**INFORMATION PROVIDED:**
------------------------------------------------

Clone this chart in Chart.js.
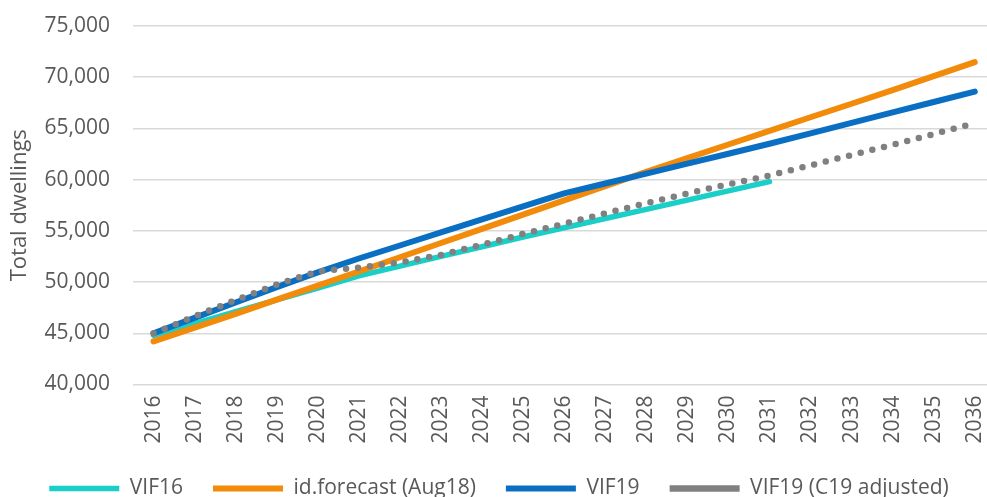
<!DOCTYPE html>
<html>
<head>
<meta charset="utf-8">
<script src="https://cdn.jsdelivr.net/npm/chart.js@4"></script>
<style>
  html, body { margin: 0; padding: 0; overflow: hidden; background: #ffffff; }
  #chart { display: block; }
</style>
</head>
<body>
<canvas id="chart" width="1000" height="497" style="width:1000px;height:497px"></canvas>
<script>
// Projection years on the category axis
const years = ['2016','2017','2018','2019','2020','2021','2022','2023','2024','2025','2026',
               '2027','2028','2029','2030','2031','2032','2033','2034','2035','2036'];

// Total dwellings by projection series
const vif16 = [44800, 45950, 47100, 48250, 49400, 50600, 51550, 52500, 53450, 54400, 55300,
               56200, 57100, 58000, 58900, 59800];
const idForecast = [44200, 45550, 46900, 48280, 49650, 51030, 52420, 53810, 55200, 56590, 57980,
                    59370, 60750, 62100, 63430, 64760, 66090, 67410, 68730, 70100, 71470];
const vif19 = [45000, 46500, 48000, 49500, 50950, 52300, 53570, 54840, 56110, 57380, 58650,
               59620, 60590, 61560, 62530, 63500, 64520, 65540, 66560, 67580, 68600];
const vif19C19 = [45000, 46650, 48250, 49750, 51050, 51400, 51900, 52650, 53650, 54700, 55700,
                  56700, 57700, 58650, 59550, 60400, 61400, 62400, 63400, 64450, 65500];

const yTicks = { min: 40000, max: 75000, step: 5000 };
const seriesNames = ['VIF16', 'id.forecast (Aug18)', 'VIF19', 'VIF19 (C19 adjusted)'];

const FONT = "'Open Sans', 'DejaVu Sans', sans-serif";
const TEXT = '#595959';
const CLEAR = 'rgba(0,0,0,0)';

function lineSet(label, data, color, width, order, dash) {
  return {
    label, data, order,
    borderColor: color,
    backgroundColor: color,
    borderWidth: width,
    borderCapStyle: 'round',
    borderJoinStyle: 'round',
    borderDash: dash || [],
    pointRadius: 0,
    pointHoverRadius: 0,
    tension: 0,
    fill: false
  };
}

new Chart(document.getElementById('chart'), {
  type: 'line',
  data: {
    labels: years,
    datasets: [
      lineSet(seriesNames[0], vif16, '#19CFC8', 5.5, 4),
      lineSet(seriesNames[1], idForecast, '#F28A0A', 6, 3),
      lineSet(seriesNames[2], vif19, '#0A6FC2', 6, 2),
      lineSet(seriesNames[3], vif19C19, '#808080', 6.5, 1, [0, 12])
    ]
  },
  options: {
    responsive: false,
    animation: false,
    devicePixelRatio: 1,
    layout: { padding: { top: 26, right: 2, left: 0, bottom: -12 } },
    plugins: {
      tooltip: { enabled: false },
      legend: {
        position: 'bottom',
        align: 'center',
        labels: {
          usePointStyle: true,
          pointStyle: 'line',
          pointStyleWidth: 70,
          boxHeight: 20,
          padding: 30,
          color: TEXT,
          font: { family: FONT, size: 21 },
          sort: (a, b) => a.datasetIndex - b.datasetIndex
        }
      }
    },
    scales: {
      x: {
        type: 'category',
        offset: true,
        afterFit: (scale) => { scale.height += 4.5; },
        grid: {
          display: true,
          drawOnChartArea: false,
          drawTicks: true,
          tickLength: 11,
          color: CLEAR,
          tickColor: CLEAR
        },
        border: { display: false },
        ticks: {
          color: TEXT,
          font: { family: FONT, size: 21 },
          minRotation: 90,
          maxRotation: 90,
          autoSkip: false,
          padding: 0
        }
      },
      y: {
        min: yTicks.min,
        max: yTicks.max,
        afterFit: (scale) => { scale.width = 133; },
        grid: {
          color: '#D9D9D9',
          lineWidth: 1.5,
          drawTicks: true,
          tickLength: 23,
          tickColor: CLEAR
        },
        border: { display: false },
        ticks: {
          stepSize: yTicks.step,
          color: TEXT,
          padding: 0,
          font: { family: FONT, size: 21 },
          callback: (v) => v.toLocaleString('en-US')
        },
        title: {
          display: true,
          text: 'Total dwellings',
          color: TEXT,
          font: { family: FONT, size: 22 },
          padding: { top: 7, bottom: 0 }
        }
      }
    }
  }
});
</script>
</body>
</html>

------------------------------------------------

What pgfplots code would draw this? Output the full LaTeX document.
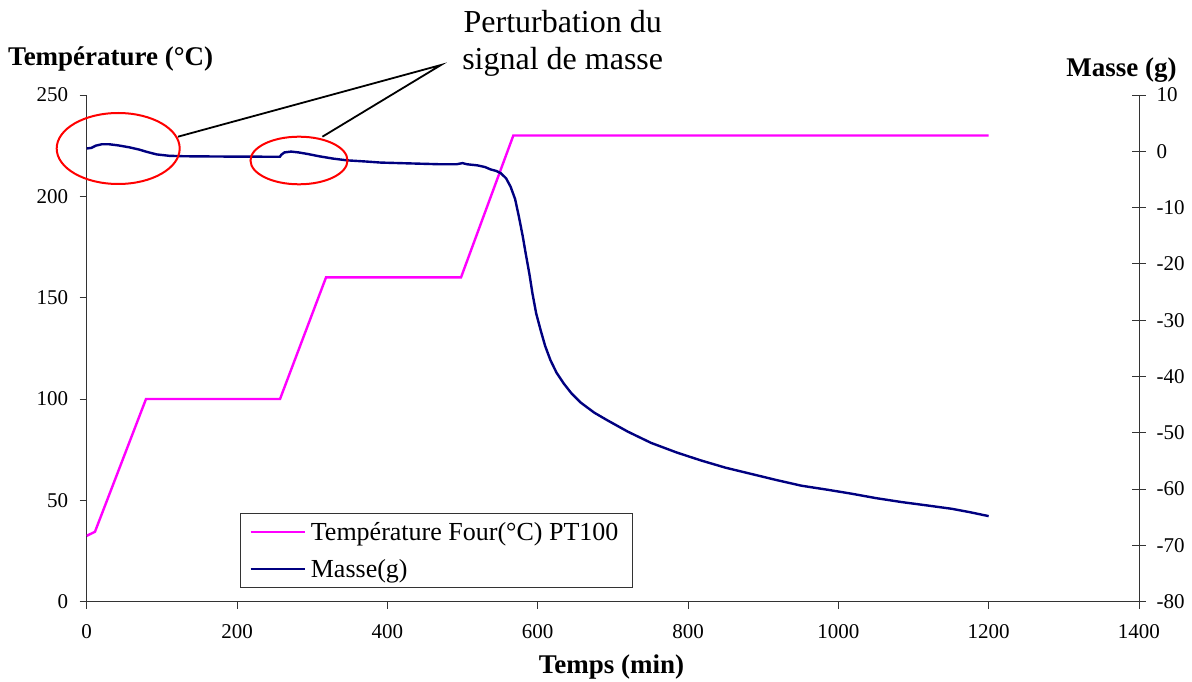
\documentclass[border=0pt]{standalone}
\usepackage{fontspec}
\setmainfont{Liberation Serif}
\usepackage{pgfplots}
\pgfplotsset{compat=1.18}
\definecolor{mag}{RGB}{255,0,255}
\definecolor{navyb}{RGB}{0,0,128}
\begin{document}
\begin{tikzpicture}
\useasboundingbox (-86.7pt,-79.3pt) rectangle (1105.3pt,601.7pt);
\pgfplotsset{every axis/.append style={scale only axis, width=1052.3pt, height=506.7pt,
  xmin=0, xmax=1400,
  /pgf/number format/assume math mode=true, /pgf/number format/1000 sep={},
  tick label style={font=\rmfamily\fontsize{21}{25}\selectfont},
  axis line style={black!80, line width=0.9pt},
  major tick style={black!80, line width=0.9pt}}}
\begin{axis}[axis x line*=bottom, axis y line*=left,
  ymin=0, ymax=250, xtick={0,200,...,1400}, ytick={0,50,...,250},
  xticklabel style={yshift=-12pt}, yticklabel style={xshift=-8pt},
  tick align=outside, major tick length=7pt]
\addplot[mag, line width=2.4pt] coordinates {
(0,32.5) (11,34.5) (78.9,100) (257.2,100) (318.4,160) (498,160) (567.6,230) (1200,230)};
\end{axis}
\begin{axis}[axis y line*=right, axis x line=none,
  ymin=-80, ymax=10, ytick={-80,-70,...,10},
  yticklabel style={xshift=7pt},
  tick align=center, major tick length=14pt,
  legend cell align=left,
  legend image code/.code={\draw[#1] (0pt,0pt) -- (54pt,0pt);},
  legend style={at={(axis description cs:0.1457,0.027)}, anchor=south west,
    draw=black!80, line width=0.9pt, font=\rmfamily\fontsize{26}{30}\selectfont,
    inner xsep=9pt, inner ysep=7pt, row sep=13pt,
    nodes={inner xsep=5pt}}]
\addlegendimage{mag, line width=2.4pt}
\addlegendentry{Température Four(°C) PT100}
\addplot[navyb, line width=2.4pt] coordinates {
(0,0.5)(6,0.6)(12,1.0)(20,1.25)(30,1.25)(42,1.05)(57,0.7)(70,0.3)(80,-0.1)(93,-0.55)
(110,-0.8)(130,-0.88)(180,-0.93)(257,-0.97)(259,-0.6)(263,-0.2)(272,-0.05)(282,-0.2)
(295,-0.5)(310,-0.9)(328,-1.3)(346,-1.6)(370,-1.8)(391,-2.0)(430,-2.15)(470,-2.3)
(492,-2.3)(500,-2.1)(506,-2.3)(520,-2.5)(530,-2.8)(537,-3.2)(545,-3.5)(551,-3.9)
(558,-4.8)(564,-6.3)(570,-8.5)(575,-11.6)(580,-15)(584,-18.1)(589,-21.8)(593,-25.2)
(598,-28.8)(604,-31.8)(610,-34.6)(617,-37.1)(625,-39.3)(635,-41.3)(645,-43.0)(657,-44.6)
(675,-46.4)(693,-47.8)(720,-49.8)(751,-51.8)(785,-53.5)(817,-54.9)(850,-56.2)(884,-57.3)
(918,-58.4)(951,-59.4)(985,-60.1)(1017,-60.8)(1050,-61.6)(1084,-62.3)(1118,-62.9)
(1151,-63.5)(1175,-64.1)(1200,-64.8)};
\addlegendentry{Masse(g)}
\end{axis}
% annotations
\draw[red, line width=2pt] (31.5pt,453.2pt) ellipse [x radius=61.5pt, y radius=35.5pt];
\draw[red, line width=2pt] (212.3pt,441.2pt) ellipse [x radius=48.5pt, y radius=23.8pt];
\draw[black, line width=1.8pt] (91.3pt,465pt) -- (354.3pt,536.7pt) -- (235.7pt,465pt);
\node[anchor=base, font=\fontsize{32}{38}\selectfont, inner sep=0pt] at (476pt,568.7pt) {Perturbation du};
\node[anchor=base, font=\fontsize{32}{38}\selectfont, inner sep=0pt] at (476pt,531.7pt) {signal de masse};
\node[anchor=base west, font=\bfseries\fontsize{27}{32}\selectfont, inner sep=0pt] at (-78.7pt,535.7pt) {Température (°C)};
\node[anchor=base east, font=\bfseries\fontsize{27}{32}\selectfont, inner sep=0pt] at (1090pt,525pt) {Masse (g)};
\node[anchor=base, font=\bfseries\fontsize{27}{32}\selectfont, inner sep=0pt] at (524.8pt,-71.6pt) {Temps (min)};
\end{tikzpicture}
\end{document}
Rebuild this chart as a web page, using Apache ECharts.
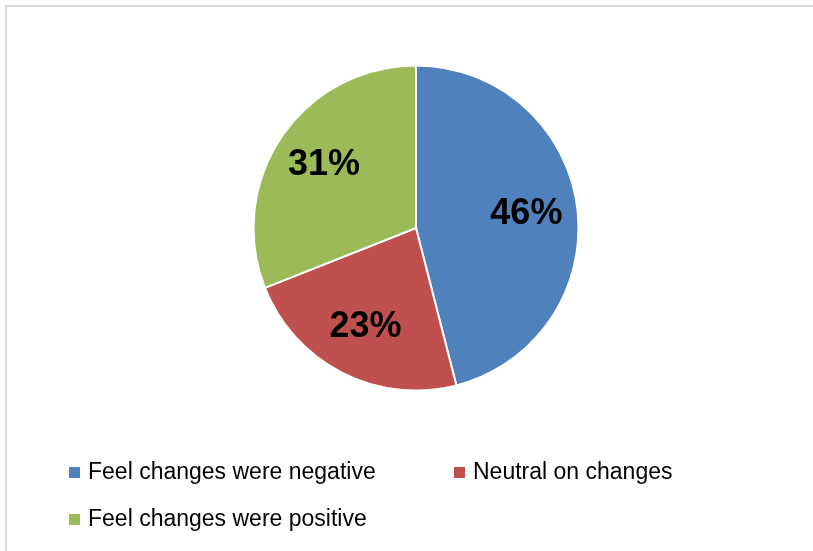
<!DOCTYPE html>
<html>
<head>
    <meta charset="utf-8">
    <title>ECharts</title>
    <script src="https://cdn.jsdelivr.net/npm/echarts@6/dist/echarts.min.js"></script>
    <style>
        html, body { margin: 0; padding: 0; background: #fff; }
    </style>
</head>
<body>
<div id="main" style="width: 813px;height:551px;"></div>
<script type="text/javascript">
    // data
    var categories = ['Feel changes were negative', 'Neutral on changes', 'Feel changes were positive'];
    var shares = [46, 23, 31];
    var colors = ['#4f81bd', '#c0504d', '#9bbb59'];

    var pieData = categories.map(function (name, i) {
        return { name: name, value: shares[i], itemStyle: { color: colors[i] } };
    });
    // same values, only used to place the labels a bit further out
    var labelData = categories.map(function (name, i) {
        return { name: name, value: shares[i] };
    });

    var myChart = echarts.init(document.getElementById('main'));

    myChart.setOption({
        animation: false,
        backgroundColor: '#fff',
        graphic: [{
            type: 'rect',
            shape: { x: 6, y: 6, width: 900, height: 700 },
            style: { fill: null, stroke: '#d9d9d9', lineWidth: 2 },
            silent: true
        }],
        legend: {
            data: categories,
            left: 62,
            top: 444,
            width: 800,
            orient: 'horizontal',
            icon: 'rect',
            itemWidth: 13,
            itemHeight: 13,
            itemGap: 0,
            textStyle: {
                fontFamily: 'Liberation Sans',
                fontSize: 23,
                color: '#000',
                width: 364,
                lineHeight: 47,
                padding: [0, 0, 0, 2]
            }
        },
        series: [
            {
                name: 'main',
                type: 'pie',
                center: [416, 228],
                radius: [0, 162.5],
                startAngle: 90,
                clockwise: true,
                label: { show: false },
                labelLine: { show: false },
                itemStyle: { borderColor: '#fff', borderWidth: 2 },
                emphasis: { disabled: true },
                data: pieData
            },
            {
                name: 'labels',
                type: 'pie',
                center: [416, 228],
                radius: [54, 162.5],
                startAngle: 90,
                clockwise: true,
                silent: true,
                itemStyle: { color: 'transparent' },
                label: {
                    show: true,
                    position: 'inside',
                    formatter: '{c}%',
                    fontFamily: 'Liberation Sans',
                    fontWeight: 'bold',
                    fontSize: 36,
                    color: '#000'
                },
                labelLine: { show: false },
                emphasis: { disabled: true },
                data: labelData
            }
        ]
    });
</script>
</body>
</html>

------------------------------------------------

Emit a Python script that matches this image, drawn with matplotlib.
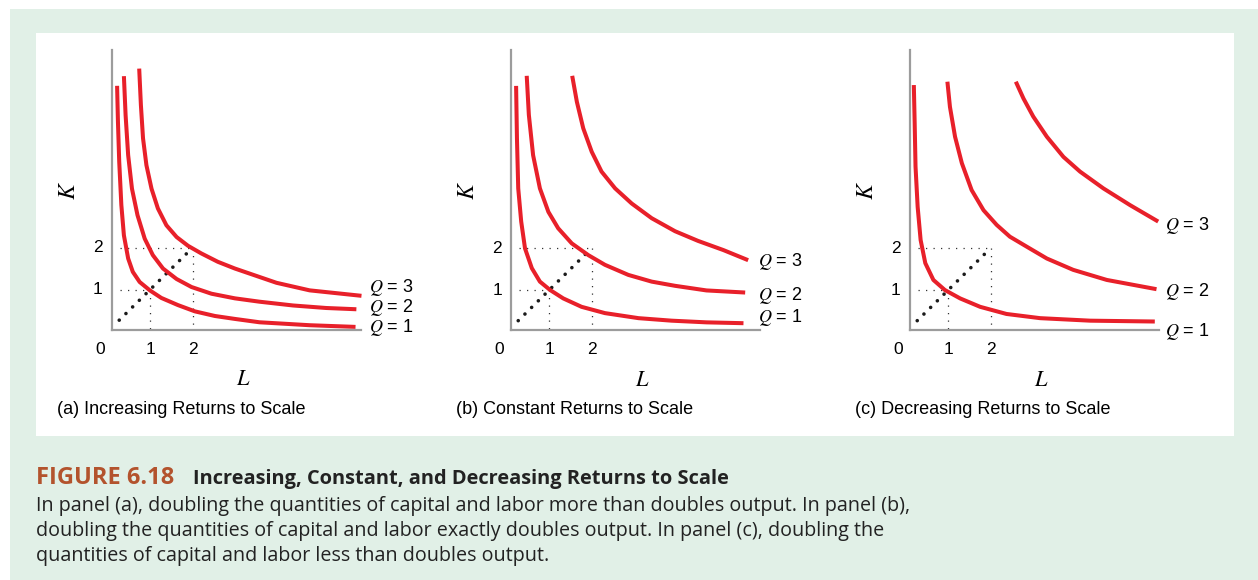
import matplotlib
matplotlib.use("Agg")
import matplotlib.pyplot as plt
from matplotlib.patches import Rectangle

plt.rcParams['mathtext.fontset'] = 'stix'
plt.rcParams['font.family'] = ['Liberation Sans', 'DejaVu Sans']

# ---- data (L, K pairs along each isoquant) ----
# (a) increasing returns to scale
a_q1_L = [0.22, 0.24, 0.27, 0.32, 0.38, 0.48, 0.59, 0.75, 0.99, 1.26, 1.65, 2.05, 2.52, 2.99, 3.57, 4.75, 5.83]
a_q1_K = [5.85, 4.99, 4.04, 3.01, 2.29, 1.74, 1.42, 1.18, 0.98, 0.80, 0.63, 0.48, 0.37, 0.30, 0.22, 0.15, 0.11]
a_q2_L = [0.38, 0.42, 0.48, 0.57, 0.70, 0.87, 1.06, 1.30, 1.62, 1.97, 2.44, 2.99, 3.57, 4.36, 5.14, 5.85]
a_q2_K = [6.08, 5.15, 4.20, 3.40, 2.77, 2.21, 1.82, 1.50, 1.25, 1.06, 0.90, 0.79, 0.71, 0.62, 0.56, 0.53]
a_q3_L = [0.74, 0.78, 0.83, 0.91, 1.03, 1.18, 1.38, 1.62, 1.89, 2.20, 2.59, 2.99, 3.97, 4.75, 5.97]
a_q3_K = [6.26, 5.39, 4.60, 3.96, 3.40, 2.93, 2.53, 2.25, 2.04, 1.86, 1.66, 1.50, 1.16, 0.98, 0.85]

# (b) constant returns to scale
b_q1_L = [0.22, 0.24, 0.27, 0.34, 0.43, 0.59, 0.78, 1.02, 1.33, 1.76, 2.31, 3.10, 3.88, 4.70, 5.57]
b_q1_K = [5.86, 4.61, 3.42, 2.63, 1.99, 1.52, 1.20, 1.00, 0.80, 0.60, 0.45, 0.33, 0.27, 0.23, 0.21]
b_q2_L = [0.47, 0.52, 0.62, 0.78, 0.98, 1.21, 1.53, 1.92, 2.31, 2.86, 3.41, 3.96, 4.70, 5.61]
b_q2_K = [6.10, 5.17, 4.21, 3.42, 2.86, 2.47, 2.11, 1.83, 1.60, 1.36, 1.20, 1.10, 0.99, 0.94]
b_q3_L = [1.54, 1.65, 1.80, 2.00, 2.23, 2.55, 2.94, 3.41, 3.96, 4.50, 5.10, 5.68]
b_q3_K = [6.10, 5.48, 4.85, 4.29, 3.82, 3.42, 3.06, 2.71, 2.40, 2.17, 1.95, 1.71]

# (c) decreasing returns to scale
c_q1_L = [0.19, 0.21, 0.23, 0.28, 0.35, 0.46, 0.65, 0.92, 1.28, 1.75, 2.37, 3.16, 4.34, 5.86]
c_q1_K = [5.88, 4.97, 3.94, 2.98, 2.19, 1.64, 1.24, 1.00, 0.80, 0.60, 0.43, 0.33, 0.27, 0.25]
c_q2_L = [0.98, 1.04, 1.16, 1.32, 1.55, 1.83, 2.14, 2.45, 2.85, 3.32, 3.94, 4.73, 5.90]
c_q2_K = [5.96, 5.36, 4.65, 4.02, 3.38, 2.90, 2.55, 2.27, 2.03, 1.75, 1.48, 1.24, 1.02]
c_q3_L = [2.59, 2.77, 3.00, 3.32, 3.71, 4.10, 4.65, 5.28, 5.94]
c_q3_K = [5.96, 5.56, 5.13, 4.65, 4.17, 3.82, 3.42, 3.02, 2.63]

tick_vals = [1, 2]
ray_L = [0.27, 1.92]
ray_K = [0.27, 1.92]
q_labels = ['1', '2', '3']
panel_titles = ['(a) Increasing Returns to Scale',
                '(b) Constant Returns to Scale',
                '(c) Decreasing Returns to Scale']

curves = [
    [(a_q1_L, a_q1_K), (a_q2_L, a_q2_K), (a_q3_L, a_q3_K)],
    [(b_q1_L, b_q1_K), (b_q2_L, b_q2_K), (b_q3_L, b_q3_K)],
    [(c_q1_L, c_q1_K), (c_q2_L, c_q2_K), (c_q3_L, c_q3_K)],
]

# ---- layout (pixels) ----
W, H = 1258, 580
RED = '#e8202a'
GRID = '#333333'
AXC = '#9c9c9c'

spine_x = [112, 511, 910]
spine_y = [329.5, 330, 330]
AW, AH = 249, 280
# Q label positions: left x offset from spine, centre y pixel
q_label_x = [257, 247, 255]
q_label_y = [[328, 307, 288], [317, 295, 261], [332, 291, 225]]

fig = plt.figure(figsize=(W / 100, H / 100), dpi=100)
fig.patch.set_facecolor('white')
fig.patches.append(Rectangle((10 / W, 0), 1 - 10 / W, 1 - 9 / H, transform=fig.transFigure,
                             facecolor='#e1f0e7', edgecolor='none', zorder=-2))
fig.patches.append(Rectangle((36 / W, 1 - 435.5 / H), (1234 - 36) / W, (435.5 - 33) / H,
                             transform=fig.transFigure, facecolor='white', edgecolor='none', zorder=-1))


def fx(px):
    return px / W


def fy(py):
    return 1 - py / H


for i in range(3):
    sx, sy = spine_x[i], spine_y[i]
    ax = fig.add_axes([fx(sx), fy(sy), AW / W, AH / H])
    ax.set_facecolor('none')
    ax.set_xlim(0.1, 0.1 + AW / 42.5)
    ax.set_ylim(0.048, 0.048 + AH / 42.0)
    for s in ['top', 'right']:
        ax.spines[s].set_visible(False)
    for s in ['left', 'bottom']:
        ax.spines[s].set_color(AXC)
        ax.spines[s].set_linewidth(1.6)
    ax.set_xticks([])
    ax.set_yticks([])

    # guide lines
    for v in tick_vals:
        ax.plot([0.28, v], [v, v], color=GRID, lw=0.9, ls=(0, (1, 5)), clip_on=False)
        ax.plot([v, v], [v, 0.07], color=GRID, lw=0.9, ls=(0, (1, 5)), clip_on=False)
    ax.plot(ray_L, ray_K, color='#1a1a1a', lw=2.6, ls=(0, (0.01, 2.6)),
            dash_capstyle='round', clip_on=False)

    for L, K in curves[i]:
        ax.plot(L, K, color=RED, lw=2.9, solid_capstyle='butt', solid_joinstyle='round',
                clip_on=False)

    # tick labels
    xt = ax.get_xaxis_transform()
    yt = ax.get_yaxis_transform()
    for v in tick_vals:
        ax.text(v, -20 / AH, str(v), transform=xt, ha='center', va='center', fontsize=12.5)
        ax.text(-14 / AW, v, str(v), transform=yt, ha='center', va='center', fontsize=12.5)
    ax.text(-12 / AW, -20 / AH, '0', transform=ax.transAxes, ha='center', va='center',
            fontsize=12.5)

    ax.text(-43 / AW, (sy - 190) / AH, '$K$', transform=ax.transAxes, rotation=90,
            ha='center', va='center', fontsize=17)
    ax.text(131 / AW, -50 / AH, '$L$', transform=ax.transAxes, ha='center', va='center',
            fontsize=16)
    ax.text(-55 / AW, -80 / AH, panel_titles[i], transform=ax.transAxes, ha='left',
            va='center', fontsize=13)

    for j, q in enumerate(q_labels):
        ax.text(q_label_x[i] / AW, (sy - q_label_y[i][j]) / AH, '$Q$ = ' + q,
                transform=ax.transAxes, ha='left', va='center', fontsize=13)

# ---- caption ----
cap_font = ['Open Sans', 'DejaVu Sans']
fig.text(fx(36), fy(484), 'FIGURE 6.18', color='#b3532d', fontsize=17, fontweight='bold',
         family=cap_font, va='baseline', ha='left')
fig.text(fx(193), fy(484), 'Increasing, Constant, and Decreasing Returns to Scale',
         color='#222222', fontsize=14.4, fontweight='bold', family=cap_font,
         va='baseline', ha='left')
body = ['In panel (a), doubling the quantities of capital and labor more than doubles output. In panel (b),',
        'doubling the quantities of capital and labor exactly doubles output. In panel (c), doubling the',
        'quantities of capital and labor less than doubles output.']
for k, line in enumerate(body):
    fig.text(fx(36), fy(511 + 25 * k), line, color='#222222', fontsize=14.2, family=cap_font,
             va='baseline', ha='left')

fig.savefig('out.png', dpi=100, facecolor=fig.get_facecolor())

------------------------------------------------

**GIVEN PROBLEM:**
From the data, collect all lines where the string "matplotlib" appears.

**THE ANSWER:**
Emit a Python script that matches this image, drawn with matplotlib.
import matplotlib
matplotlib.use("Agg")
import matplotlib.pyplot as plt
from matplotlib.patches import Rectangle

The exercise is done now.